Aerosol Properties Over Dark Water From MISR Multi-angle Imaging

The Multi-Angle Imaging SpectroRadiometer (MISR) has been orbiting Earth for just under two years. It provides 36 simultaneous views of the planet, in an unprecedented combination of nine angles and four wavelengths, with spatial resolution as high as 275 m. Pre-launch theoretical studies indicated that MISR's well-calibrated spectral radiances, measured at precisely known air-mass factors ranging from one to three, could provide tight constraints on aerosol optical depth. And along with the wide range of scattering angles sampled (about 50^o to 160 ^o at mid-latitudes), MISR would offer constraints on particle shape, size distribution, and composition, particularly over a dark, uniform ocean surface. We have participated in four major field campaigns during the past year, giving us opportunities to measure the actual performance of MISR standard and research aerosol retrieval approaches against near-simultaneous in situ atmospheric and surface observations. The analysis of these data is underway.
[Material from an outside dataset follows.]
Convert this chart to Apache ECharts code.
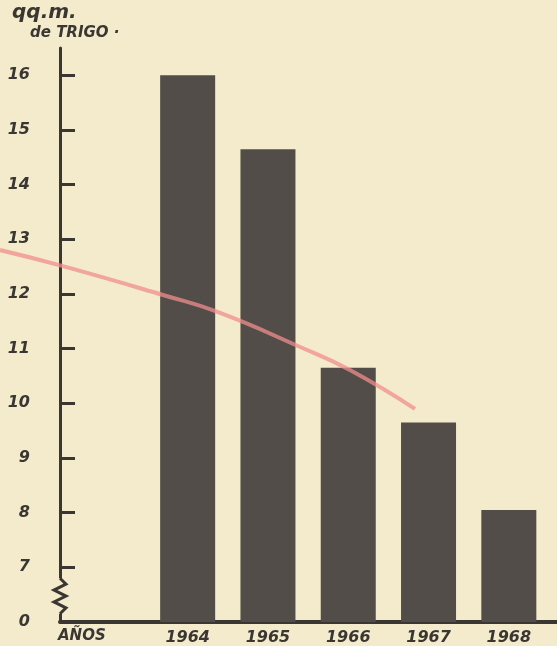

MISR overflew the Puerto RIco Dust Experiment (PRIDE; July 2000) site when coordinated measurements were made of dusty as well as clean maritime air. At SAFARI 2000, MISR and AirMISR imaged air containing biomass burning and dust particles off the west coast of Namibia. ACE-Asia (April 2001) produced MISR aerosol validation data in air containing Gobi desert dust, biomass burning particles, marine aerosols, and pollution. And during the CLAMS campaign (July 2001), MISR and AirMISR viewed clean maritime and polluted air while detailed characterization of the atmosphere and ocean surface below was taking place. In addition to testing MISR aerosol retrieval approaches with these data and refining the component particle properties we assume in the climatological retrievals, ACE and CLAMS included volume closure experiments, allowing us to assess the contribution of scene variability to measurement uncertainty. Early results indicate that under many circumstances, MISR algorithms retrieve aerosol optical depth to an accuracy greater than 0.05, and that in addition to separating spherical from randomly oriented non-spherical particles, they may distinguish thin cirrus from dust.